インフレーションは宇宙に何を残したのか?
それは、宇宙のインフレーションの時期に生成した「揺らぎ」を確かめればいいのです。
ここで大きな問題がひとつあります。インフレーション期の宇宙における場は、超高エネルギーの世界なので、原子や原子核などの通常の物質ではありません。
そんなインフレーション期の場の揺らぎが、現在の物質にどう対応するのかは簡単な問題ではありません。また、これには諸説あります。
ここで役に立つのが、これまでの記事で見てきた重力波なのです。
重力波は時空の曲がりの変動で、それ自身は物質でないため、途中で別のものに変換されてしまう(つまり、途中で目減りする)ことがありません。この宇宙には、大昔の宇宙における時空の曲がりの情報が残存しているはずです。
この宇宙初期の重力波が、「原始背景重力波」とよばれます。
原始背景重力波の大きさは求められる?
ここで少し考えてみましょう。インフレーション期に生成される原始背景重力波の理論計算の方法は、以前の記事で紹介した方法と基本的に同じです。
念のためもう一度ふれると、初期の宇宙は今の姿と比べるとミクロなはずです。そうした非常にミクロな宇宙における物理状態は、量子論に従うはずです。実際、ミクロな世界の原子核やクォークは量子論に従っています。
よって、初期宇宙における何らかの物理量が、何らかの場(古典電磁気学でたとえると、電場や磁場など)の量子論の法則に従っていると考えるのが自然です。すると、その場が宇宙のインフレーション時期にどう振る舞うかは、量子論的な計算で求まります。この計算で得られる場の揺らぎを「量子揺らぎ」とよびます。

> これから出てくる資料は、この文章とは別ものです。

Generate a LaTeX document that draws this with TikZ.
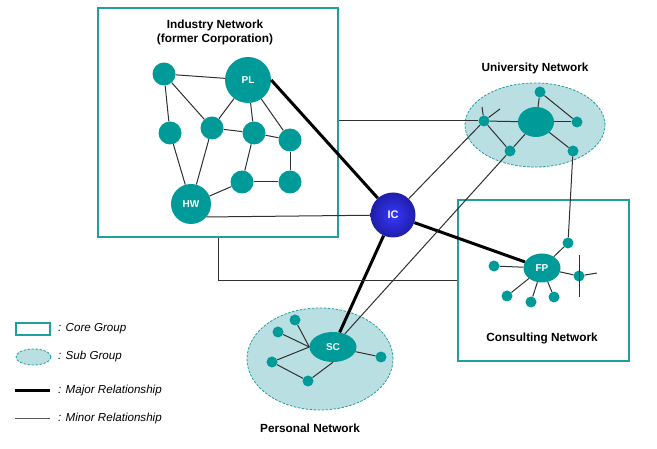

このインフレーション時期における場の揺らぎは、直接、現在の宇宙の物質の揺らぎそのものではありませんが、原理的には、インフレーション期での揺らぎから、現在の宇宙での物質の密度の揺らぎが計算可能となります。
ただし、ここでは時空に存在する物質的な場の揺らぎを計算したものが、物質の初期揺らぎの起源です。一方、当時の時空の一様等方宇宙からのずれを場の揺らぎとして量子論の法則に従って計算したものが、原始背景重力波です。